With normal order queues and flows the person with the limit order would see the offer at $26.20 and might drop his limit. But the computers are so fast that unless you own one of the same speed you have no chance to do this - your order is immediately "raped" at the full limit price! You got screwed, as the fill price is in fact 30 cents a share away from where the market actually is.
A couple of years ago if you entered a limit order for $26.40 with the market at $26.10 odds are excellent that most of your order would have filled down near where the market was when you entered the order - $26.10. Today, odds are excellent that most of your order will fill at $26.39, and the HFT firms will claim this is an "efficient market." The truth is that you got screwed for 29 cents per share which was quite literally stolen by the HFT firms that probed your book before you could detect the activity, determined your maximum price, and then sold to you as close to your maximum price as was possible.

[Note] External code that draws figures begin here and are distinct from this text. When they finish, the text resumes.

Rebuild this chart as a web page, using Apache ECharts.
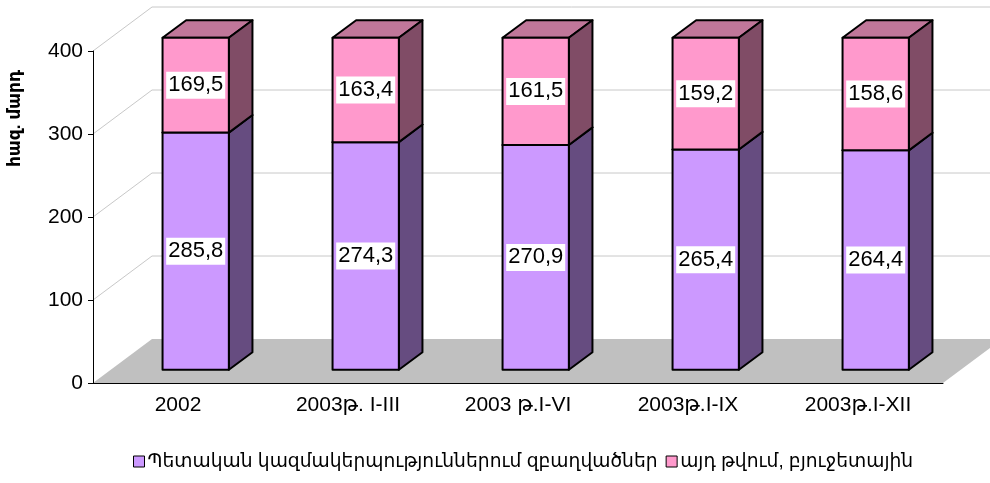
<!DOCTYPE html>
<html><head><meta charset="utf-8">
<script src="https://cdn.jsdelivr.net/npm/echarts@6/dist/echarts.min.js"></script>
<style>html,body{margin:0;padding:0;background:#fff}#c{width:990px;height:483px}</style>
</head><body><div id="c"></div>
<script>
const categories = ['2002', '2003թ. I-III', '2003 թ.I-VI', '2003թ.I-IX', '2003թ.I-XII'];
const employed = [285.8, 274.3, 270.9, 265.4, 264.4];
const budgetary = [169.5, 163.4, 161.5, 159.2, 158.6];
const seriesNames = ['Պետական կազմակերպություններում զբաղվածներ', 'այդ թվում, բյուջետային'];
const yAxisName = 'հազ. մարդ';
const Y_MIN = 0, Y_MAX = 400, Y_STEP = 100;

const FONT = '"Liberation Sans", "DejaVu Sans", Arial, sans-serif';
const DEPTH_X = 59, DEPTH_Y = 44;
const D0 = 0.3, D1 = 0.7;
const BAR_FRAC = 0.39;
const purple = {front: '#CC99FF', side: '#664C80', top: '#9973BF'};
const pink = {front: '#FF99CC', side: '#804C66', top: '#C0779A'};

function fmt(v) { return v.toFixed(1).replace('.', ','); }

function barRender(colors) {
  return function (params, api) {
    const i = api.value(0), lo = api.value(1), hi = Math.min(api.value(2), Y_MAX), v = api.value(3);
    const base = api.coord([i, lo]);
    const top = api.coord([i, hi]);
    const band = api.size([1, 0])[0];
    const w = band * BAR_FRAC;
    const ox = DEPTH_X * D0, oy = -DEPTH_Y * D0;
    const dx = DEPTH_X * (D1 - D0), dy = -DEPTH_Y * (D1 - D0);
    const xl = base[0] + ox - w / 2, xr = base[0] + ox + w / 2;
    const yb = base[1] + oy, yt = top[1] + oy;
    const st = (fill) => ({fill: fill, stroke: '#000', lineWidth: 2, lineJoin: 'round'});
    return {type: 'group', children: [
      {type: 'polygon', shape: {points: [[xl, yt], [xr, yt], [xr + dx, yt + dy], [xl + dx, yt + dy]]}, style: st(colors.top)},
      {type: 'polygon', shape: {points: [[xr, yt], [xr + dx, yt + dy], [xr + dx, yb + dy], [xr, yb]]}, style: st(colors.side)},
      {type: 'rect', shape: {x: xl, y: yt, width: w, height: yb - yt}, style: st(colors.front)},
      {type: 'text', x: (xl + xr) / 2, y: (yt + yb) / 2, z2: 10,
        style: {text: fmt(v), fill: '#000', font: '22px ' + FONT, align: 'center', verticalAlign: 'middle',
          backgroundColor: '#fff', padding: [3, 2, 2, 2]}}
    ]};
  };
}

function wallRender(params, api) {
  const cs = params.coordSys;
  const x0 = cs.x, x1 = cs.x + cs.width;
  const children = [];
  const y0 = api.coord([0, 0])[1];
  children.push({type: 'polygon', shape: {points: [[x0, y0], [x1, y0], [x1 + DEPTH_X, y0 - DEPTH_Y], [x0 + DEPTH_X, y0 - DEPTH_Y]]},
    style: {fill: '#C0C0C0', stroke: null}});
  for (let v = Y_MIN + Y_STEP; v <= Y_MAX; v += Y_STEP) {
    const y = api.coord([0, v])[1];
    children.push({type: 'polyline', shape: {points: [[x0, y], [x0 + DEPTH_X, y - DEPTH_Y], [x1 + DEPTH_X + 20, y - DEPTH_Y]]},
      style: {fill: null, stroke: '#C8C8C8', lineWidth: 1}});
  }
  return {type: 'group', children: children};
}

const chart = echarts.init(document.getElementById('c'), null, {renderer: 'canvas'});
chart.setOption({
  animation: false,
  backgroundColor: '#fff',
  grid: {left: 93, right: 47, top: 51, bottom: 100, containLabel: false},
  legend: {
    data: seriesNames, bottom: 7, left: 128, icon: 'rect', itemWidth: 11, itemHeight: 11, itemGap: 8,
    itemStyle: {borderColor: '#000', borderWidth: 1},
    textStyle: {fontFamily: FONT, fontSize: 18.7, color: '#000', padding: [0, 0, 0, -2]}
  },
  graphic: [{type: 'text', left: 7, top: 70, rotation: Math.PI / 2,
    style: {text: yAxisName, font: 'bold 17px ' + FONT, fill: '#000'}}],
  xAxis: {
    type: 'category', data: categories,
    axisLine: {lineStyle: {color: '#000', width: 1}},
    axisTick: {length: 6, lineStyle: {color: '#000'}},
    axisLabel: {fontFamily: FONT, fontSize: 21, color: '#000', margin: 12},
    splitLine: {show: false}
  },
  yAxis: {
    type: 'value', min: Y_MIN, max: Y_MAX, interval: Y_STEP,
    axisLine: {show: true, lineStyle: {color: '#000', width: 1}},
    axisTick: {show: true, length: 5, lineStyle: {color: '#000'}},
    axisLabel: {fontFamily: FONT, fontSize: 21, color: '#000', margin: 10},
    splitLine: {show: false}
  },
  series: [
    {type: 'custom', name: 'walls', z: -1, silent: true, renderItem: wallRender, data: [[0, 0]], encode: {x: 0, y: 1}},
    {type: 'custom', name: seriesNames[0], z: 2, renderItem: barRender(purple), itemStyle: {color: purple.front},
      data: employed.map((v, i) => [i, 0, v, v]), encode: {x: 0, y: [1, 2]}},
    {type: 'custom', name: seriesNames[1], z: 3, renderItem: barRender(pink), itemStyle: {color: pink.front},
      data: budgetary.map((v, i) => [i, employed[i], employed[i] + v, v]), encode: {x: 0, y: [1, 2]}}
  ]
});
</script></body></html>
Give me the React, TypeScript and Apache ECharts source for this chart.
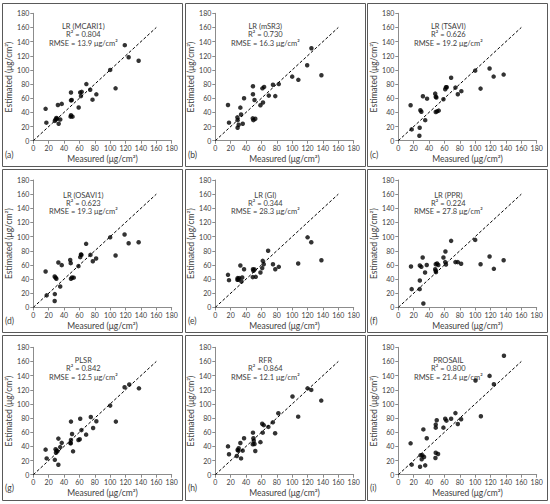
import React, { useEffect, useRef } from "react";
import * as echarts from "echarts";

// Measured vs estimated (µg/cm²) per model
const mcari1 = [[16,45],[17,25.5],[28,28],[29,30],[30,32],[31,31],[32,50.5],[33,24],[35,30],[37,52],[49,68],[49,57],[50,57.5],[48.5,34],[49,36],[51,34],[59,47],[61,68],[62,63],[63,69],[69,80],[74,72],[77,58],[82,65.5],[100,100],[107,74],[119,135],[124,118],[137,113]];
const msr3 = [[16.5,50.5],[17.8,25.5],[28.7,33],[29,29],[29,18.4],[30.4,22.6],[32.6,46.7],[33.5,37],[35.7,24],[37.4,60],[49,77],[49,65.6],[51,57.5],[48.7,31.6],[49.6,29],[52,31],[58.7,50],[61.3,74],[62,54],[63.5,76],[69.6,63.7],[75,79],[78,63],[82.6,80],[100,90.5],[108,86],[119.5,106.6],[125,130.7],[138,92.5]];
const tsavi = [[16,50],[17.4,16],[28.7,43],[30,41],[27.8,18.4],[27.4,7],[32,62.7],[35,29],[37.4,59.4],[48,66.5],[48.7,62],[49.5,61],[48.7,40.6],[50.4,41.5],[52.6,42.5],[58.7,58.5],[61,72.6],[62,75.5],[63,75.5],[68.7,89],[74.3,75],[77.4,65.6],[82,70],[100,99],[107,73.6],[118.7,102],[124,90.6],[137,93.4]];
const osavi1 = [[16,50.8],[17.4,17],[27.8,43.7],[29,42],[30,40.4],[28,18.8],[27.8,9],[32.6,63.4],[35,29.6],[37,59.7],[48,67],[48.7,62.5],[49,40.4],[50.4,42.3],[52.6,42],[58.7,58.3],[61,71],[62,74.7],[62.6,74.2],[68.7,89.8],[74.3,74.2],[77.4,65.3],[81.7,69],[100,99],[107,73.3],[118.7,103],[124,90.7],[137,92]];
const gi = [[16.5,46],[17.8,38.5],[28.7,39],[29,41.4],[30,39],[31,41.4],[32.6,59.2],[34,36.6],[35,42.3],[37.4,54],[48.7,42.8],[49,54],[49.6,51.7],[51,53.6],[52.6,43.2],[58.7,49.3],[61,55.5],[61.7,65.8],[63,61],[68.7,80],[75,61],[78,54],[82.6,57.3],[107.8,62],[120,99],[124.8,92],[138,66.7]];
const ppr = [[16.5,57.8],[17.4,25.8],[27.8,25.8],[28,38],[28,59.2],[30,57.3],[31.7,70.5],[32.6,5.6],[34.8,49.3],[37,60],[48,54],[48.7,51.7],[49,49.8],[48.7,61],[50.4,62],[52,60],[58.7,70.5],[61,64],[61.3,79],[62,60.6],[68.7,94],[74.3,64],[77.4,64],[81.7,61.6],[100,95.4],[107,61],[118.7,72],[124.3,54.5],[137,66.7]];
const plsr = [[16,35.4],[17.4,23],[28,21],[29,36],[29.5,31],[30.4,34],[31.3,33],[32.6,51],[32.6,14],[35,39],[37,45],[48.3,44.8],[48.7,44.3],[49,49],[49,75],[50.4,57.5],[51.7,33],[58.7,49],[60.4,50],[61,79],[62.6,63],[68.7,56.6],[74.8,81.6],[77.8,66],[82,75.5],[100,97.6],[107.4,75],[118.7,123.6],[124.8,127.4],[137.4,122]];
const rfr = [[16.5,40],[17.8,28.8],[28,26.4],[29,35],[30,34],[30.4,37.3],[32.6,44.8],[33.5,23],[35.6,34],[37.4,51.4],[48.7,43],[49,59.4],[49.6,51.4],[50,48],[51,43.4],[52,33.5],[58.7,46],[61,72],[61.7,59.4],[63,70],[69,67.5],[74.8,74],[77.8,58.5],[82,86.8],[100.4,110.4],[107.8,82],[120,122],[124.8,119.8],[137.8,104.7]];
const prosail = [[16,44.3],[17.4,14.2],[28.3,11.3],[29,27.4],[30.4,21.7],[31.3,27.4],[32.6,64],[33.5,25],[35,13.2],[37,51.4],[48.3,23.6],[48.7,31],[48.7,66.5],[48.7,70.8],[50,76.9],[51.7,29.2],[58.7,66.5],[61,79],[62.6,76.4],[68.7,79],[74.3,87],[77.4,71.7],[81.7,78.3],[100.4,133],[107.4,82.5],[118.7,139.6],[124.3,127.8],[137.4,168]];

const panelData = [mcari1, msr3, tsavi, osavi1, gi, ppr, plsr, rfr, prosail];
const modelNames = ["LR (MCARI1)", "LR (mSR3)", "LR (TSAVI)", "LR (OSAVI1)", "LR (GI)", "LR (PPR)", "PLSR", "RFR", "PROSAIL"];
const r2Values = ["0.804", "0.730", "0.626", "0.623", "0.344", "0.224", "0.842", "0.864", "0.800"];
const rmseValues = ["13.9", "16.3", "19.2", "19.3", "28.3", "27.8", "12.5", "12.1", "21.4"];
const panelLetters = ["(a)", "(b)", "(c)", "(d)", "(e)", "(f)", "(g)", "(h)", "(i)"];
const oneToOneLine = [[0, 0], [160, 160]];
const axisMin = 0;
const axisMax = 180;
const axisStep = 20;

const FONT = "Lato, 'Open Sans', sans-serif";

export default function App() {
  const ref = useRef<HTMLDivElement>(null);
  useEffect(() => {
    if (!ref.current) return;
    const chart = echarts.init(ref.current, undefined, { renderer: "svg" });

    const panelLefts = [2, 185, 367];
    const panelTops = [3, 169, 335];
    const panelW = 180;
    const panelH = [163, 163, 165];
    const gridLefts = [33.3, 215.3, 398.3];
    const gridTops = [13.3, 180, 347.3];
    const gridW = 138.4;
    const gridH = 127.4;
    const annotOffsets = [[13.6, 21.6, 30.2], [15.2, 23.2, 31.8], [13.6, 21.6, 30.2]];

    const grids: any[] = [];
    const xAxes: any[] = [];
    const yAxes: any[] = [];
    const series: any[] = [];
    const graphics: any[] = [];

    const axisCommon = {
      type: "value",
      min: axisMin,
      max: axisMax,
      interval: axisStep,
      splitLine: { show: false },
      axisLine: { show: true, lineStyle: { color: "#8c8c8c", width: 1 } },
      axisTick: { show: true, length: 3, lineStyle: { color: "#8c8c8c" } },
      axisLabel: { color: "#404040", fontSize: 7, fontFamily: FONT, margin: 4 },
      nameLocation: "middle",
      nameTextStyle: { color: "#404040", fontSize: 8.5, fontFamily: FONT },
    };

    for (let i = 0; i < 9; i++) {
      const col = i % 3;
      const row = Math.floor(i / 3);
      const gl = gridLefts[col];
      const gt = gridTops[row];
      grids.push({ left: gl, top: gt, width: gridW, height: gridH, containLabel: false });
      xAxes.push({ ...axisCommon, gridIndex: i, name: "Measured (μg/cm²)", nameGap: 14 });
      yAxes.push({ ...axisCommon, gridIndex: i, name: "Estimated (μg/cm²)", nameGap: 18 });
      series.push({
        type: "line",
        xAxisIndex: i,
        yAxisIndex: i,
        data: oneToOneLine,
        symbol: "none",
        silent: true,
        lineStyle: { color: "#000", width: 1, type: [3, 2] },
      });
      series.push({
        type: "scatter",
        xAxisIndex: i,
        yAxisIndex: i,
        data: panelData[i],
        symbol: "circle",
        symbolSize: 4.5,
        itemStyle: { color: "#000" },
      });

      graphics.push({
        type: "rect",
        shape: { x: panelLefts[col] + 0.5, y: panelTops[row] + 0.5, width: panelW, height: panelH[row] },
        style: { fill: "none", stroke: "#595959", lineWidth: 1 },
        silent: true,
      });
      graphics.push({
        type: "text",
        x: panelLefts[col] + 3,
        y: panelTops[row] + 152 + (row === 2 ? 1 : 0),
        style: { text: panelLetters[i], fill: "#404040", fontSize: 8.5, fontFamily: FONT, textAlign: "left", textVerticalAlign: "middle" },
      });
      const cx = gl + 50;
      const offs = annotOffsets[row];
      const lines = [modelNames[i], "R² = " + r2Values[i], "RMSE = " + rmseValues[i] + " μg/cm²"];
      lines.forEach((t, k) => {
        graphics.push({
          type: "text",
          x: cx,
          y: gt + offs[k],
          style: { text: t, fill: "#404040", fontSize: 7.5, fontFamily: FONT, textAlign: "center", textVerticalAlign: "middle" },
        });
      });
    }

    chart.setOption({
      animation: false,
      backgroundColor: "#ffffff",
      grid: grids,
      xAxis: xAxes,
      yAxis: yAxes,
      series,
      graphic: graphics,
    });
    return () => chart.dispose();
  }, []);

  return (
    <div
      ref={ref}
      style={{ position: "fixed", left: 0, top: 0, width: 550, height: 504, background: "#fff" }}
    />
  );
}
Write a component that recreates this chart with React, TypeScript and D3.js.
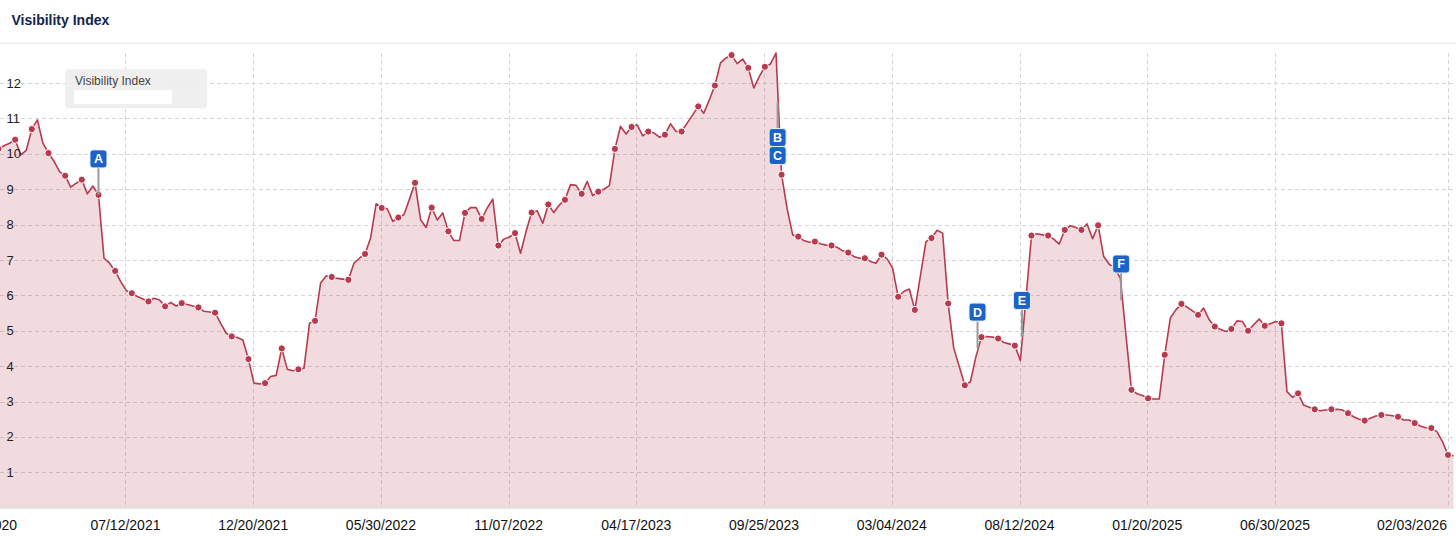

The stock market is so disjointed from reality that I think people are beginning to question how the DOW can be so high yet the rest of the economy is in the tank. It is pumped up by fast trading software programs and the hopes that the FED is going to print some more money. If it ever does recouple with reality then a lot of money is going to be lost, too bad for them.
How is a small, negligible tax on a transaction going to affect dangerous activity? Those costs are just going to be passed on to the investor as a cost of doing business. Plus, the vast majority of stock transactions are from mutual funds, 401K's and pensions. The fees will be assessed in those funds and most cases won't be known to the plan owner until many years later. Maybe I'm naive, but I'm not seeing how a tax is going to effect risk or "dangerous activity".
Seriously? Did you read the article?
This sums it up rather well. BTW, it is already illegal (or against one of the 3 letter agencies rules or something) to place an order or offer a stock that you have no intention on fulfilling at the time that you placed the order.
How so? Income is income. If the working-class slug has to pay taxes for the money he makes, the investor should pay the same taxes on the money they make. Just because one makes the money with the sweat from his brow and the other makes the money with his money...doesn't make the end result money worth more or less.
why again do we need a tax? And how will that decrease risk exactly? BTW, SEC already charges a fee for a transaction. So, there's already a tax.